Preselection hopefuls will be spending the coming weeks jostling to win party endorsement for a Canning contest that promises to go off like a firecracker.
Coming at the worst possible time for both Tony Abbott and Bill Shorten, the byelection might be seen as an unpopularity contest between the two leaders.
Who do we despise the least? It's a tough call, but Labor and Liberal will be spending big money to find out.
Both leaders have sailed troubled and murky waters these last few months.
The government has taken on water from its handling of the resignation of speaker Bronwyn Bishop and Bill Shorten has faced tough questioning by the royal commission on union corruption.
Both sides are now facing voter backlash over accusations of abusing travel entitlements.
But the byelection in Canning will be more than just a test of leadership muscle.
Candidates are far more important in byelections than general elections.
In an up-close-and-personal byelection, voters get a better chance to know the hopefuls.
Political circles have been buzzing with reports the late Don Randall's daughter, Tess Randall, may nominate for Liberal endorsement.

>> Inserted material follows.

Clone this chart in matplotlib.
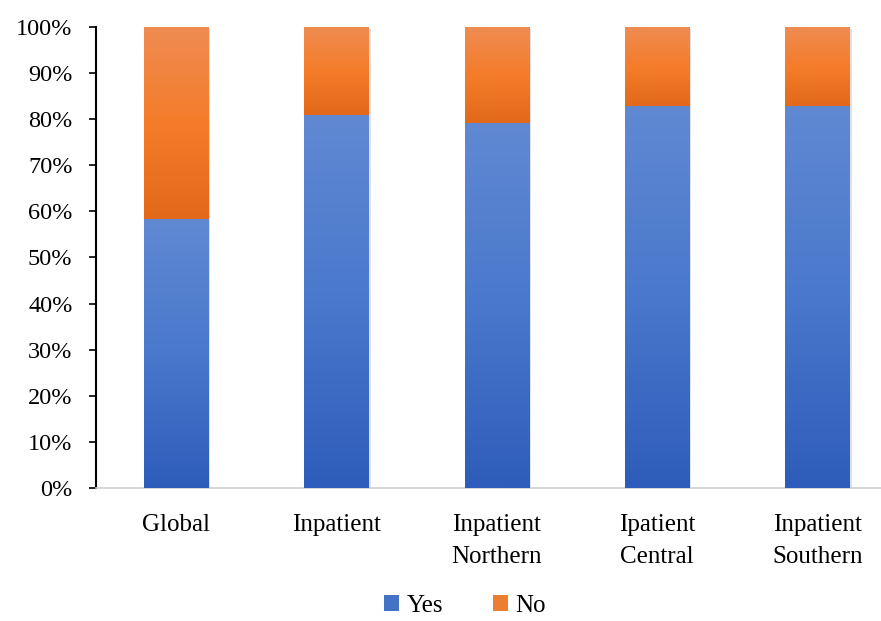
import numpy as np
import matplotlib.pyplot as plt
from matplotlib.colors import LinearSegmentedColormap
from matplotlib.ticker import PercentFormatter

# Datos del gráfico
categorias = ['Global', 'Inpatient', 'Inpatient\nNorthern', 'Ipatient\nCentral', 'Inpatient\nSouthern']
si = [58.3, 80.9, 79.2, 82.9, 82.9]
no = [100 - v for v in si]

plt.rcParams['font.family'] = ['Liberation Serif', 'DejaVu Serif']

fig = plt.figure(figsize=(8.81, 6.21), dpi=100)
ax = fig.add_axes([0.109, 0.2142, 0.910, 0.7423])

x = np.arange(len(categorias))
ancho = 0.4

azul = LinearSegmentedColormap.from_list('azul', ['#2e5cba', '#4a78cc', '#6089d2'])
naranja = LinearSegmentedColormap.from_list('naranja', ['#e2691a', '#f47c2a', '#ef8c52'])

barras_si = ax.bar(x, si, ancho, color='#4472c4', label='Yes', zorder=2)
barras_no = ax.bar(x, no, ancho, bottom=si, color='#ed7d31', label='No', zorder=2)

# Relleno degradado al estilo Excel
grad = np.linspace(0, 1, 256).reshape(-1, 1)
for barras, cmap in [(barras_si, azul), (barras_no, naranja)]:
    for b in barras:
        x0, y0 = b.get_x(), b.get_y()
        w, h = b.get_width(), b.get_height()
        # sombra suave
        ax.bar(x0 + w / 2 + 0.012, h, w, bottom=y0 - 0.4, color='#000000', alpha=0.12, zorder=1.5)
        ax.imshow(grad, extent=(x0, x0 + w, y0, y0 + h), origin='lower', cmap=cmap,
                  aspect='auto', zorder=3)

ax.set_xlim(-0.5, len(categorias) - 0.5)
ax.set_ylim(0, 100)
ax.set_yticks(np.arange(0, 101, 10))
ax.yaxis.set_major_formatter(PercentFormatter(decimals=0))
ax.set_xticks(x)
ax.set_xticklabels(categorias, fontsize=18, linespacing=1.55)
ax.tick_params(axis='x', length=0, pad=19)
ax.tick_params(axis='y', labelsize=17.5, length=5, width=1.2, direction='out', pad=12)

for lado in ['top', 'right']:
    ax.spines[lado].set_visible(False)
ax.spines['left'].set_linewidth(1.5)
ax.spines['left'].set_color('black')
ax.spines['bottom'].set_color('#d0d0d0')
ax.spines['bottom'].set_linewidth(1.2)

ax.legend(loc='lower center', bbox_to_anchor=(0.528, -0.03), bbox_transform=fig.transFigure,
          ncol=2, frameon=False, fontsize=18, handlelength=0.6, handleheight=0.6,
          handletextpad=0.3, columnspacing=2.0)

fig.savefig('out.png', dpi=100)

This makes sense for the Liberals. Don Randall was well liked in the local community and his daughter may attract a sympathetic vote, particularly if she is as hard working as her father.
However, Tess Randall is relatively young and needs to campaign hard to establish her credentials. Although she is a staffer for Foreign Minister Julie Bishop, it is unclear how she would stake a claim to the job.
One thing is certain: with the name Randall, voters will be all ears.
Labor hopeful and Law Society President Matthew Keogh, also a former junior staffer for Alannah MacTiernan, has the opposite problem.
On paper, it is understandable why Labor hardheads might toy with his candidacy.
But what a Terrace lawyer who lives in Perth's leafy inner suburbs has in common with the people of Mandurah is anyone's guess.
In a contest where all politics is local, Keogh would begin the race with zero local profile.
Whoever wins the nominations, both parties are desperate for a good showing.
Abbott survived an attempt on his leadership in February and the latest Fairfax poll shows Shorten pulling ahead as preferred prime minister.
Many inside Labor believe Shorten would struggle under serious political pressure, the kind Abbott has not yet had the clear air to exert.
Either way, both parties will be sinking in serious campaign cash to bolster their chances.
Let's hope it's the people who end up the real winners on election night.